My husband's tumor is showing progression. His NO (Kaiser) has a study NCT03149003 "A Study of DSP-7888 Dosing Emulsion in Combination With Bevacizumab in Patients With Recurrent or Progressive Glioblastoma Following Initial Therapy (WIZARD 201G)" All I know is that it's a cancer peptide vaccine. There's a blood test to confirm presence of HLA.
Does anyone know anything about this agent?
I'm looking at other possible trials to see if there's anything that might be a better fit, or that would keep him bevacizumab naive since using bev would further restrict his trial eligibility (multifocal and inoperable means many trials are ruled out). We are in southern California and I'd prefer not to travel far unless it's for an exceptional option. He unfortunately did not qualify for City of Hope's CAR-T trial.
Thanks for any suggestions or insight.
Participants in this trial are randomized into two arms: one arm gets Avastin only, and the other arm gets Avastin + DSP-7888. So that is one strike against the trial. But at least it's open-label, so there's no placebo.

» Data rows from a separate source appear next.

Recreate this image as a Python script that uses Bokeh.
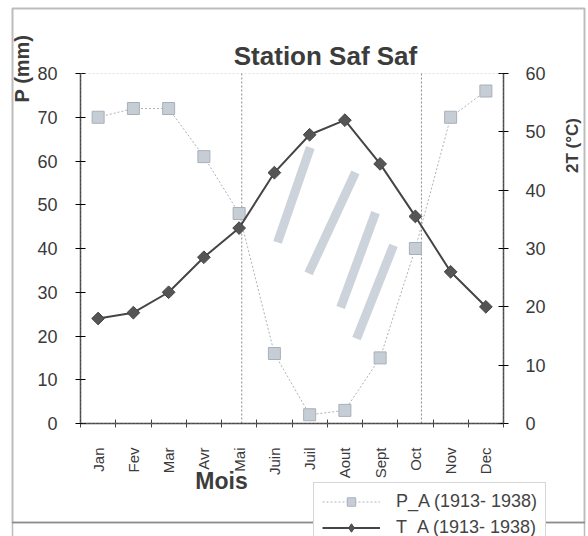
import numpy as np
from bokeh.plotting import figure
from bokeh.models import (Range1d, LinearAxis, FixedTicker, Label, Legend,
                          LegendItem, BoxAnnotation)
from bokeh.embed import file_html
from bokeh.resources import INLINE

# ---------------- data ----------------
months = ["Jan", "Fev", "Mar", "Avr", "Mai", "Juin", "Juil", "Aout",
          "Sept", "Oct", "Nov", "Dec"]
precip_mm = [70, 72, 72, 61, 48, 16, 2, 3, 15, 40, 70, 76]
temp_2t = [18, 19, 22.5, 28.5, 33.5, 43, 49.5, 52, 44.5, 35.5, 26, 20]
p_ticks = [0, 10, 20, 30, 40, 50, 60, 70, 80]
t_ticks = [0, 10, 20, 30, 40, 50, 60]
legend_labels = ["P_A (1913- 1938)", "T_A (1913- 1938)"]
title_text = "Station Saf Saf"
x_title = "Mois"
yl_title = "P (mm)"
yr_title = "2T (\u00b0C)"

# dry-season hatch strips (month-axis position, P-axis value)
strip_top_x = [6.52, 7.80, 8.37, 8.88]
strip_top_p = [63.1, 57.4, 48.2, 40.7]
strip_bot_x = [5.59, 6.47, 7.38, 7.83]
strip_bot_p = [41.4, 34.3, 26.5, 19.4]

# ---------------- layout (pixels) ----------------
W, H = 588, 536
FL, FR, FT, FB = 80, 503, 73, 423       # plot area edges on the canvas

N = len(months)
P_MAX, T_MAX = p_ticks[-1], t_ticks[-1]
xs = [i + 0.5 for i in range(N)]

kx = (FR - FL) / N
kp = (FB - FT) / P_MAX
kt = (FB - FT) / T_MAX
x_rng = Range1d(-FL / kx, N + (W - FR) / kx)
p_rng = Range1d(-(H - FB) / kp, P_MAX + FT / kp)
t_rng = Range1d(-(H - FB) / kt, T_MAX + FT / kt)

# dry period limits: where the P curve crosses the 2T curve on the chart
d = np.array(precip_mm) / P_MAX - np.array(temp_2t) / T_MAX
limits = []
for i in range(N - 1):
    if d[i] * d[i + 1] < 0:
        limits.append(xs[i] + d[i] / (d[i] - d[i + 1]))

FONT = "Liberation Sans"
TXT = "#3a3a3a"

p = figure(width=W, height=H, output_backend="svg", toolbar_location=None,
           title=None, x_range=x_rng, y_range=p_rng, min_border=0,
           x_axis_type=None, y_axis_type=None)
p.extra_y_ranges = {"t": t_rng}
p.grid.visible = False
p.outline_line_color = None
p.background_fill_color = "white"
p.border_fill_color = "white"

# plot-area border (dotted)
p.add_layout(BoxAnnotation(left=0, right=N, bottom=0, top=P_MAX,
                           fill_color=None, line_color="#9a9a9a",
                           line_dash="2 2", line_width=1))

# x axis
xa = LinearAxis(fixed_location=0, bounds=(0, N),
                ticker=FixedTicker(ticks=xs, minor_ticks=list(range(N + 1))))
xa.major_label_overrides = {x: m for x, m in zip(xs, months)}
xa.major_label_orientation = np.pi / 2
xa.major_tick_in = 0
xa.major_tick_out = 0
xa.minor_tick_in = 4
xa.minor_tick_out = 4
xa.major_label_standoff = 20
xa.major_label_text_font = FONT
xa.major_label_text_font_size = "15px"
xa.major_label_text_color = TXT
xa.axis_line_color = "#444"
xa.axis_line_width = 1.5
xa.minor_tick_line_color = "#444"
p.add_layout(xa, "below")

ya = LinearAxis(fixed_location=0, bounds=(0, P_MAX),
                ticker=FixedTicker(ticks=p_ticks))
ya.major_tick_in = 5
ya.major_tick_out = 5
ya.minor_tick_line_color = None
ya.major_label_standoff = 18
ya.major_label_text_font = FONT
ya.major_label_text_font_size = "18px"
ya.major_label_text_color = TXT
ya.axis_line_color = "#444"
ya.axis_line_width = 1.5
p.add_layout(ya, "left")

ra = LinearAxis(y_range_name="t", fixed_location=N, bounds=(0, T_MAX),
                ticker=FixedTicker(ticks=t_ticks))
ra.major_tick_in = 5
ra.major_tick_out = 5
ra.minor_tick_line_color = None
ra.major_label_standoff = 17
ra.major_label_text_font = FONT
ra.major_label_text_font_size = "18px"
ra.major_label_text_color = TXT
ra.axis_line_color = "#444"
ra.axis_line_width = 1.5
p.add_layout(ra, "right")

# dry period vertical limits
p.segment(x0=limits, y0=[0] * len(limits), x1=limits,
          y1=[P_MAX] * len(limits), line_color="#8a8a8a",
          line_dash="2 2", line_width=1)

# hatch strips
p.segment(x0=strip_bot_x, y0=strip_bot_p, x1=strip_top_x, y1=strip_top_p,
          line_color="#ccd3da", line_width=9, line_cap="butt")

# precipitation
pl = p.line(xs, precip_mm, line_color="#aab3bc", line_dash="2 2", line_width=1)
ps = p.scatter(xs, precip_mm, marker="square", size=12, fill_color="#c6cdd5",
               line_color="#a7b0ba", line_width=1)

# temperature
tl = p.line(xs, temp_2t, line_color="#454545", line_width=2, y_range_name="t")
ts = p.scatter(xs, temp_2t, marker="square", size=9, angle=np.pi / 4,
               fill_color="#555555", line_color="#444444", y_range_name="t")
# legend swatch for the temperature marker (not drawn on the chart)
ts_key = p.scatter(x=[float("nan")], y=[float("nan")], marker="diamond",
                   size=16, fill_color="#555555", line_color="#444444")

legend = Legend(items=[LegendItem(label=legend_labels[0], renderers=[pl, ps]),
                       LegendItem(label=legend_labels[1], renderers=[tl, ts_key])],
                location=(313, -11), orientation="vertical",
                label_text_font=FONT, label_text_font_size="18px",
                label_text_color="#444", glyph_width=58, glyph_height=21,
                label_height=21, label_standoff=16, spacing=5, padding=8,
                margin=0, border_line_color="#b0b0b0",
                background_fill_color="white", background_fill_alpha=1)
p.add_layout(legend, "center")

# outer frame
p.add_layout(BoxAnnotation(left=12, right=584, top=8, bottom=522,
                           left_units="canvas", right_units="canvas",
                           top_units="canvas", bottom_units="canvas",
                           fill_color=None, line_color="#222", line_width=2))
p.add_layout(BoxAnnotation(left=12, right=584, top=522, bottom=560,
                           left_units="canvas", right_units="canvas",
                           top_units="canvas", bottom_units="canvas",
                           fill_color=None, line_color="#222", line_width=1.5))

# texts
p.add_layout(Label(x=325, y=55, x_units="canvas", y_units="canvas",
                   text=title_text, text_align="center",
                   text_baseline="alphabetic", text_font=FONT,
                   text_font_style="bold", text_font_size="26px",
                   text_color="#3c3c3c"))
p.add_layout(Label(x=221, y=480, x_units="canvas", y_units="canvas",
                   text=x_title, text_align="center",
                   text_baseline="alphabetic", text_font=FONT,
                   text_font_style="bold", text_font_size="23px",
                   text_color="#3c3c3c"))
p.add_layout(Label(x=21, y=68, x_units="canvas", y_units="canvas",
                   text=yl_title, text_align="center", angle=np.pi / 2,
                   text_baseline="alphabetic", text_font=FONT,
                   text_font_style="bold", text_font_size="20px",
                   text_color="#3c3c3c"))
p.add_layout(Label(x=572, y=145, x_units="canvas", y_units="canvas",
                   text=yr_title, text_align="center", angle=np.pi / 2,
                   text_baseline="alphabetic", text_font=FONT,
                   text_font_style="bold", text_font_size="17px",
                   text_color="#3c3c3c"))

open("out.html", "w").write(file_html(p, INLINE))
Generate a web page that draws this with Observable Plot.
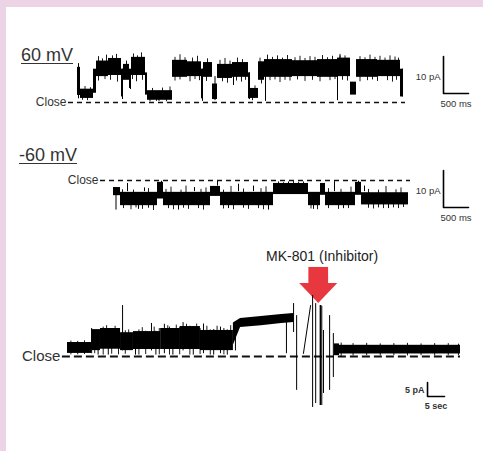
<!DOCTYPE html>
<html><head><meta charset="utf-8">
<script src="https://cdn.jsdelivr.net/npm/d3@7"></script>
<script src="https://cdn.jsdelivr.net/npm/@observablehq/plot@0.6"></script>
<style>
html,body{margin:0;padding:0;background:#fff;}
#wrap{position:relative;width:483px;height:451px;background:#fff;overflow:hidden;font-family:"Liberation Sans",Arial,sans-serif;}
.bt{position:absolute;left:0;top:0;width:483px;height:7px;background:#ecd4e6;}
.bl{position:absolute;left:0;top:0;width:6px;height:451px;background:#ecd4e6;}
.layer{position:absolute;left:0;top:0;}
.title{position:absolute;font-size:18px;color:#333;text-decoration:underline;text-decoration-thickness:1.3px;text-underline-offset:2px;line-height:1;white-space:nowrap;}
</style></head>
<body><div id="wrap"><div class="bt"></div><div class="bl"></div></div>
<script>
// ---------- DATA ----------
const titles = ["60 mV", "-60 mV"];
const closeText = "Close";
const inhibitorLabel = "MK-801 (Inhibitor)";
const inhibitorTime = 73.9;            // s, panel C
const barA = {amp: 10, dur: 0.5, ampLabel: "10 pA", durLabel: "500 ms"};
const barB = {amp: 10, dur: 0.5, ampLabel: "10 pA", durLabel: "500 ms"};
const barC = {amp: 5, dur: 5, ampLabel: "5 pA", durLabel: "5 sec"};

// Panel A (+60 mV): [t0 s, t1 s, low pA, high pA]
const levelsA = [
  [0.00,0.06,1.9,9.5],[0.06,0.32,1.1,3.6],[0.32,0.38,2.5,9.0],[0.38,0.62,7.0,11.2],
  [0.62,0.88,7.3,11.9],[0.88,0.92,1.5,9.0],[0.92,1.04,6.0,10.3],[1.04,1.08,3.8,9.0],
  [1.08,1.36,7.3,12.2],[1.36,1.40,2.0,8.0],[1.40,1.90,0.6,3.2],[1.90,2.20,6.8,11.4],
  [2.20,2.48,7.0,11.0],[2.48,2.52,1.0,9.0],[2.52,2.70,6.8,10.8],[2.70,2.80,0.8,5.0],
  [2.80,3.10,6.5,10.3],[3.10,3.42,6.8,10.8],[3.42,3.46,1.0,8.0],[3.46,3.62,1.1,3.8],
  [3.62,3.74,6.0,11.0],[3.74,4.30,6.8,11.6],[4.30,4.80,7.0,11.3],[4.80,5.20,6.8,11.6],
  [5.20,5.46,7.0,12.0],[5.46,5.58,2.0,5.5],[5.58,6.00,6.8,11.6],[6.00,6.46,7.0,11.4],
  [6.46,6.52,1.5,9.0]
];
// [t s, from pA, to pA]
const spikesA = [
  [0.02,1.0,10.5],[0.90,0.8,9],[1.06,3.5,8],[1.63,0.3,3],[2.50,0.3,9],[2.75,0.5,7],
  [3.12,4.6,9],[3.44,0.8,8],[3.76,0.3,9],[5.20,0.5,10],[5.25,7,12.6],[6.50,1.5,9]
];
const fuzzA = [
  [0.42,10,12.4],[0.5,10,11.8],[0.58,10,12.8],[0.7,10,12.6],[0.78,10,13.0],[0.98,9,11.2],[1.12,10,13.1],
  [1.2,10,12.6],[1.28,10,13.4],[1.95,10,12.2],[2.05,10,12.9],[2.15,10,12.1],[2.3,10,12.0],[2.4,10,12.5],
  [2.6,10,11.8],[2.85,9.5,11.4],[2.95,9.5,11.9],[3.05,9.5,11.2],[3.2,9.5,12],[3.3,9.5,11.6],[3.65,10,12],
  [3.8,10,12.8],[3.9,10,12.2],[4.0,10,12.6],[4.1,10,12.0],[4.2,10,12.7],[4.35,10,12.1],[4.45,10,12.5],
  [4.55,10,11.9],[4.65,10,12.4],[4.75,10,12.2],[4.9,10,12.7],[5.0,10,12.1],[5.1,10,12.5],[5.25,10,13.0],
  [5.35,10,12.6],[5.65,10,12.4],[5.75,10,12.1],[5.85,10,12.8],[5.95,10,12.2],[6.05,10,12.5],[6.15,10,12.0],
  [6.25,10,12.6],[6.35,10,12.3],[6.42,10,12.0],
  [0.42,5.8,8],[0.55,6.2,8],[0.66,6.0,8],[0.8,5.5,8],[1.1,6.2,8],[1.18,5.6,8],[1.3,6,8],[1.95,5.8,8],
  [2.05,6.1,8],[2.25,5.6,8],[2.35,6.2,8],[2.44,5.9,8],[2.58,5.7,8],[2.9,5.6,8],[3.0,5.2,8],[3.18,5.8,8],
  [3.28,5.5,8],[3.36,6,8],[3.68,5,8],[3.85,5.9,8],[3.95,6.1,8],[4.05,5.4,8],[4.15,6,8],[4.25,5.8,8],
  [4.4,6.1,8],[4.55,5.7,8],[4.7,6,8],[4.85,5.6,8],[5.05,5.9,8],[5.15,6.2,8],[5.3,6.0,8],[5.4,5.8,8],
  [5.65,5.6,8],[5.8,5.9,8],[5.9,6.1,8],[6.0,5.7,8],[6.2,5.9,8],[6.3,5.5,8],[6.38,6,8],
  [0.1,0.6,2],[0.15,2,4.3],[0.2,0.5,2],[0.26,2,4.0],[1.45,0.2,1.5],[1.5,2,3.8],[1.58,0.3,1.5],
  [1.7,2,3.9],[1.78,0.2,1.5],[1.85,2,4.2],[3.5,0.5,2],[3.55,2,4.5]
];
const closeA = [-0.18, 6.56];

// Panel B (-60 mV)
const levelsB = [
  [0.00,0.14,-4.1,-1.9],[0.14,0.88,-6.8,-3.2],[0.88,1.00,-5.0,-0.5],[1.00,1.94,-6.8,-3.2],
  [1.94,2.14,-4.3,-1.6],[2.14,3.20,-6.8,-3.2],[3.20,3.90,-3.8,-0.8],[3.90,4.14,-6.8,-3.2],
  [4.14,4.24,-4.0,-0.8],[4.24,4.84,-6.8,-3.2],[4.84,4.96,-4.0,-0.5],[4.96,5.90,-6.6,-3.3]
];
const spikesB = [
  [0.28,-3,-0.8],[0.62,-3,-2],[0.96,-1,-0.2],[1.62,-3,-1.9],[2.08,-1.5,-0.2],[2.5,-3,-1],
  [2.8,-3,-1.5],[3.5,-1,-0.4],[4.42,-3,-0.3],[4.9,-1,-0.2],[5.02,-3,-1.5],
  [0.05,-8,-4],[0.5,-7.8,-6],[1.3,-8,-6],[2.3,-7.6,-6],[3.1,-8,-6],[4.0,-7.8,-6],[4.6,-7.6,-6],[5.5,-7.6,-6]
];
const fuzzB = [
  [0.2,-7.6,-6],[0.35,-7.9,-6],[0.45,-7.4,-6],[0.58,-7.8,-6],[0.7,-7.5,-6],[0.8,-8.1,-6],[1.1,-7.6,-6],
  [1.2,-7.9,-6],[1.4,-7.5,-6],[1.5,-7.8,-6],[1.7,-7.6,-6],[1.8,-8,-6],[2.2,-7.7,-6],[2.4,-7.9,-6],
  [2.6,-7.5,-6],[2.7,-7.8,-6],[2.9,-7.6,-6],[3.0,-7.9,-6],[3.95,-7.7,-6],[4.08,-7.9,-6],[4.3,-7.6,-6],
  [4.5,-7.8,-6],[4.7,-7.6,-6],[5.1,-7.5,-6],[5.2,-7.7,-6],[5.3,-7.4,-6],[5.4,-7.6,-6],[5.6,-7.4,-6],
  [5.7,-7.6,-6],[5.8,-7.3,-6],
  [0.18,-4,-2.5],[0.4,-4,-2.6],[0.7,-4,-2.2],[1.05,-4,-2.4],[1.15,-4,-1.8],[1.35,-4,-2.6],[1.45,-4,-1.5],
  [1.75,-4,-2.4],[1.85,-4,-2.0],[2.2,-4,-2.6],[2.35,-4,-1.6],[2.6,-4,-2.3],[2.95,-4,-2.2],[3.05,-4,-1.7],
  [3.3,-2,-0.4],[3.4,-2,-0.6],[3.6,-2,-0.3],[3.7,-2,-0.5],[3.8,-2,-0.4],[4.3,-4,-2.2],[4.55,-4,-2.4],
  [4.75,-4,-1.8],[5.1,-4,-2.4],[5.3,-4,-2.6],[5.45,-4,-1.6],[5.65,-4,-2.5],[5.75,-4,-2.0]
];
const closeB = [-0.26, 5.94];

// Panel C (MK-801 application)
const levelsC = [
  [0,7.1,1.1,5.0],[7.1,9.7,2.1,9.6],[9.7,15.6,2.6,10.0],[15.6,19.4,2.1,8.5],
  [19.4,27.4,2.5,8.9],[27.4,33.2,2.5,10.0],[33.2,39.1,2.5,10.7],[39.1,48.8,2.1,9.3],
  [78.5,80,0.3,4.5],[80,115.6,0.9,4.0]
];
// [t s, low pA, high pA] — slowly rising open level before MK-801
const rampC = [[48.8,4,12],[50.9,10.4,13.6],[57,11,14.3],[63,11.8,15],[66.6,12.1,15.4]];
const spikesC = [
  [7.1,1,10],[9,0.5,9],[12,0.5,9.5],[16.2,2,18.2],[20,0.5,8.5],[24.7,2,11.8],[26,0.5,9],
  [28.5,1,11.5],[31,0.5,10],[34,2,12.1],[37,0.5,10.5],[40,1,11.6],[43,0.5,9.6],[45,1,10.5],
  [47,0.5,9.5],[49.4,2,12.5],[64.4,1,14.5],
  [66.5,8.6,18.9],[67.4,-12.1,14.6],[72.1,-18.2,21.8],[73.0,-16.8,18.9],[74.4,-17.5,18.2],
  [74.8,-17.5,18],[75.3,-13.2,9.3],[77.1,-12.1,14.6],[78.2,-7.5,8.2]
];
const fuzzC = [
  [1,0.6,5.5],[3,0.6,5.4],[5,0.7,5.6],
  [8,1,9],[10.5,0.5,10.5],[11.5,3,11],[13,0.8,9],[14,3,10.8],[15,0.6,9],[17,0.8,9.2],[18,3,9.5],
  [21,0.5,9.5],[22,3,10.3],[23,0.7,9],[25.5,3,10.5],[27,0.6,10],[29.5,3,11],[30,0.5,10.5],[32,3,11.2],
  [33,0.6,10.5],[35,3,11.5],[36,0.5,10.8],[38,3,11.6],[39,0.7,10],[41,3,10.8],[42,0.5,9.5],[44,3,10.8],
  [46,0.6,10],[48,3,11],
  [80.5,-0.3,4.8],[84,0.2,4.6],[88,0.3,4.7],[92,0.2,4.5],[96,0.3,4.6],[100,0.2,4.7],[104,0.3,4.5],
  [108,0.2,4.6],[112,0.3,4.6],[115,0.3,4.4]
];
const diagC = [[69.4,1.1],[71.5,18.2]];
const closeC = [-1.5, 115.6];

// ---------- DRAWING ----------
const FONT = "Liberation Sans, Arial, sans-serif";
const wrap = document.getElementById("wrap");

function layer(x, y, marks) {
  const svg = Plot.plot({
    width: 483, height: 451,
    x: {domain: x[0], range: x[1], axis: null},
    y: {domain: y[0], range: y[1], axis: null},
    style: {background: "transparent", overflow: "visible"},
    marks
  });
  svg.classList.add("layer");
  svg.style.position = "absolute"; svg.style.left = "0"; svg.style.top = "0";
  wrap.appendChild(svg);
}
const bands = (lv) => Plot.rect(lv, {x1: d => d[0], x2: d => d[1], y1: d => d[2], y2: d => d[3], fill: "#000"});
const spikes = (sp, w = 1) => Plot.ruleX(sp, {x: d => d[0], y1: d => d[1], y2: d => d[2], stroke: "#000", strokeWidth: w});
const dashed = (c, dash, w) => Plot.ruleY([0], {x1: c[0], x2: c[1], stroke: "#111", strokeWidth: w, strokeDasharray: dash});
const closeLabel = (c, size) => Plot.text([{t: c[0], v: 0, s: closeText}], {x: "t", y: "v", text: "s", textAnchor: "end", dx: -2, fontSize: size, fontFamily: FONT, fill: "#333"});
function scaleBar(b, t0, v0, size, bold) {
  return [
    Plot.line([[t0, v0 + b.amp], [t0, v0], [t0 + b.dur, v0]], {x: d => d[0], y: d => d[1], stroke: "#000", strokeWidth: 1.6}),
    Plot.text([{t: t0, v: v0 + b.amp * 0.45, s: b.ampLabel}], {x: "t", y: "v", text: "s", textAnchor: "end", dx: -3, fontSize: size, fontFamily: FONT, fontWeight: bold ? "bold" : "normal", fill: "#333"}),
    Plot.text([{t: t0 + b.dur / 2, v: v0, s: b.durLabel}], {x: "t", y: "v", text: "s", dy: 10, fontSize: size, fontFamily: FONT, fontWeight: bold ? "bold" : "normal", fill: "#333"})
  ];
}

// Panel A
layer([[0, 6.52], [77, 403]], [[0, 10], [102, 65]], [
  dashed(closeA, "5,4", 1.3),
  bands(levelsA), spikes(spikesA), spikes(fuzzA, 0.9),
  closeLabel(closeA, 12),
  ...scaleBar(barA, 7.32, 2.43, 9.5, false)
]);
// Panel B
layer([[0, 5.9], [113, 408]], [[0, -10], [180, 217]], [
  dashed(closeB, "5,4", 1.3),
  bands(levelsB), spikes(spikesB), spikes(fuzzB, 0.9),
  closeLabel(closeB, 12),
  ...scaleBar(barB, 6.6, -7.3, 9.5, false)
]);
// Panel C
const aw = 2.9, hw = 5.6, aTop = 31.8, aBase = 26.1, aTip = 18.9;
layer([[0, 115.6], [67, 460]], [[0, 10], [356, 328]], [
  Plot.rect([inhibitorTime], {x1: d => d - aw, x2: d => d + aw, y1: aBase - 0.2, y2: aTop, fill: "#e8373e"}),
  Plot.areaY([[inhibitorTime - hw, aBase], [inhibitorTime, aTip], [inhibitorTime + hw, aBase]], {x: d => d[0], y1: aBase, y2: d => d[1], fill: "#e8373e"}),
  dashed(closeC, "8,4", 1.8),
  bands(levelsC),
  Plot.areaY(rampC, {x: d => d[0], y1: d => d[1], y2: d => d[2], fill: "#000"}),
  spikes(spikesC), spikes(fuzzC, 0.9),
  Plot.ruleX([inhibitorTime + 0.5], {y1: -17.5, y2: 18.2, stroke: "#000", strokeWidth: 1.5}),
  Plot.line(diagC, {x: d => d[0], y: d => d[1], stroke: "#000", strokeWidth: 1}),
  closeLabel(closeC, 15),
  Plot.text([{t: inhibitorTime + 1, v: 35.7, s: inhibitorLabel}], {x: "t", y: "v", text: "s", fontSize: 14, fontFamily: FONT, fill: "#222"}),
  ...scaleBar(barC, 105.9, -14.3, 9, true)
]);

// Titles
[[titles[0], 21, 46], [titles[1], 19, 146]].forEach(([s, l, t]) => {
  const d = document.createElement("div");
  d.className = "title"; d.textContent = s;
  d.style.left = l + "px"; d.style.top = t + "px";
  wrap.appendChild(d);
});
</script>
</body></html>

ReplyDeleteDSP-7888 is a vaccine targeting WT1. WT1 is an interesting target in GBM, and one study with a different WT1 vaccine showed quite good outcomes:
https://www.ncbi.nlm.nih.gov/pubmed/25772149
Wilms tumor 1 peptide vaccination combined with temozolomide against newly diagnosed glioblastoma: safety and impact on immunological response.
Another trial you could look into recruiting in Los Angeles (Cedars Sinai) is:
https://clinicaltrials.gov/ct2/show/NCT02026271 (Ad-RTS-hIL-12 With Veledimex)
The BEV +/- DSP-7888 is actually a decent trial, but it's a roll of the dice which arm he would be placed in.
Thanks Stephen. Waiting to hear from the Cedars Sinai folks. That trial does not require being naive on bevacizumab, just a four week washout, so it theoretically could be pursued after the DSP-7888.